2006-09-12 | フィールドから
・前日に引き続き,K村さんたちとアカエゾマツのサンプリング.午前中に,山火事後に再生した広葉樹二次林に行く.このあたりは,1914年ごろの山火事ではないかと思われるが,はっきりした年代は不明である.山火事後の林とはいえ,ミズナラの巨木などもあり,山火事の強度はあまり大きくなく,焼け方も不均一だったのではないかと想像される.


・ここ富良野では珍しいのだが,ここではアカエゾマツとミズナラが見事に混交している(ちょっと母子里の森林を彷彿させる).全体にササは薄く,ミズナラを初めとした広葉樹,トドマツなどがびっしりと更新しており,よく見るとアカエゾマツも胸高直径5cm程度の個体も目に付く.ここのサンプリングは2時間程度でさくさく終わり,午前中のうちにもう一つの湿地林でサンプリング.午後からは,さらに標高1000m~1100mの高山帯にてサンプリングを行う.景観もめまぐるしく変わるが,林床の様子も当然ながら大きく変貌する.

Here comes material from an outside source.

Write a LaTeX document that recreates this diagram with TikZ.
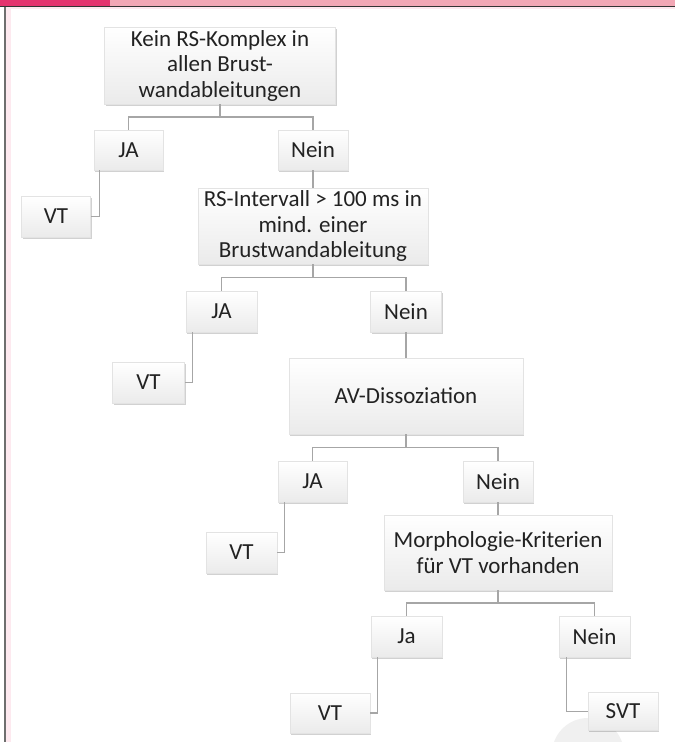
\documentclass[tikz,border=0pt]{standalone}
\usepackage{fontspec}
\setmainfont{Carlito}
\usetikzlibrary{shadows,calc}

\definecolor{barDark}{HTML}{E4336E}
\definecolor{barLight}{HTML}{F2A7B5}
\definecolor{stripPink}{HTML}{FDE9EF}
\definecolor{frameGray}{HTML}{6E6E6E}
\definecolor{linkGray}{HTML}{A6A6A6}
\definecolor{boxEdge}{HTML}{E3E3E3}
\definecolor{txt}{HTML}{222222}

\tikzset{
  card/.style={draw=boxEdge, line width=0.5pt, top color=white, bottom color=black!8,
    text=txt, align=center, inner sep=2pt,
    font=\fontsize{23}{25.5}\selectfont,
    drop shadow={shadow xshift=1.2pt, shadow yshift=-1.8pt, fill=black, opacity=0.18}},
  link/.style={draw=linkGray, line width=1.3pt}
}

\begin{document}
\begin{tikzpicture}[x=1pt,y=-1pt]
\useasboundingbox (0,0) rectangle (675,742);
\fill[white] (0,0) rectangle (675,742);

% header bar and left frame
\fill[barDark] (0,0) rectangle (110,6);
\fill[barLight] (110,0) rectangle (675,6);
\fill[black!80] (0,6) rectangle (675,7.4);
\fill[stripPink] (11,7.4) rectangle (675,9.4);
\fill[frameGray] (4,7.4) rectangle (6,742);
\fill[stripPink] (6,7.4) rectangle (11,742);

% faint disc behind the last result
\fill[black!6] (588,754) circle (36);

% decision boxes
\node[card, minimum width=231pt, minimum height=77pt] (b1) at (220,65.5)
  {Kein RS-Komplex in\\allen Brust-\\wandableitungen};
\node[card, minimum width=69pt, minimum height=40pt] (ja1) at (128.5,150) {JA};
\node[card, minimum width=70pt, minimum height=40pt] (ne1) at (313,150) {Nein};
\node[card, minimum width=69pt, minimum height=41pt] (vt1) at (56,216.5) {VT};

\node[card, minimum width=230pt, minimum height=76pt] (rs) at (313,226)
  {RS-Intervall > 100 ms in\\mind. einer\\Brustwandableitung};
\node[card, minimum width=71pt, minimum height=41pt] (ja2) at (221.5,311.5) {JA};
\node[card, minimum width=71pt, minimum height=41pt] (ne2) at (406,311.5) {Nein};
\node[card, minimum width=72pt, minimum height=41pt] (vt2) at (148.5,382.5) {VT};

\node[card, minimum width=234pt, minimum height=76pt] (av) at (406,396) {AV-Dissoziation};
\node[card, minimum width=69pt, minimum height=41pt] (ja3) at (312.5,481.5) {JA};
\node[card, minimum width=70pt, minimum height=41pt] (ne3) at (498,481.5) {Nein};
\node[card, minimum width=71pt, minimum height=41pt] (vt3) at (241.5,552.5) {VT};

\node[card, minimum width=228pt, minimum height=75pt] (mo) at (498,552.5)
  {Morphologie-Kriterien\\für VT vorhanden};
\node[card, minimum width=71pt, minimum height=41pt] (ja4) at (406.5,636.5) {Ja};
\node[card, minimum width=71pt, minimum height=41pt] (ne4) at (594.5,636.5) {Nein};
\node[card, minimum width=80pt, minimum height=40pt] (vt4) at (330,713) {VT};
\node[card, minimum width=70pt, minimum height=38pt] (svt) at (623,711.5) {SVT};

% connectors
\coordinate (s1) at ($(b1.south)!.5!(b1.south|-ja1.north)$);
\draw[link] (b1.south) -- (s1) -| (ja1.north);
\draw[link] (s1) -| (ne1.north);
\draw[link] ([xshift=6pt]ja1.south west) |- (vt1.east);
\draw[link] (ne1.south) -- (ne1.south|-rs.north);

\coordinate (s2) at ($(rs.south)!.5!(rs.south|-ja2.north)$);
\draw[link] (rs.south) -- (s2) -| (ja2.north);
\draw[link] (s2) -| (ne2.north);
\draw[link] ([xshift=7pt]ja2.south west) |- (vt2.east);
\draw[link] (ne2.south) -- (ne2.south|-av.north);

\coordinate (s3) at ($(av.south)!.5!(av.south|-ja3.north)$);
\draw[link] (av.south) -- (s3) -| (ja3.north);
\draw[link] (s3) -| (ne3.north);
\draw[link] ([xshift=7pt]ja3.south west) |- (vt3.east);
\draw[link] (ne3.south) -- (ne3.south|-mo.north);

\coordinate (s4) at ($(mo.south)!.5!(mo.south|-ja4.north)$);
\draw[link] (mo.south) -- (s4) -| (ja4.north);
\draw[link] (s4) -| (ne4.north);
\draw[link] ([xshift=7pt]ja4.south west) |- (vt4.east);
\draw[link] ([xshift=8pt]ne4.south west) |- (svt.west);
\end{tikzpicture}
\end{document}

・アカエゾマツが湿地,高山帯,火山堆積物跡,山火事後,泥流跡,砂礫地など,様々な場所(しかも,変なところ)に分布していることはよく知られている.しかし,1日のうちに,こうして様々なタイプの森林を一挙に見るチャンスはあまりない.しかも,サンプリングでは,木のすぐ近くまで行かなければならないので,必然的に,湿地のずぶずぶ感とか,根曲がり竹の圧迫感(ものすごく人を寄せ付けない感じ・・・),とかを肌で(というよりも足の裏で)実感してしまうこととなる.こういう感覚は,論文を書くときにも大事だなと思ったりするのだが,そんなことよりも,こんなところに生えているアカエゾマツはやっぱりえらい,と感心するのであった.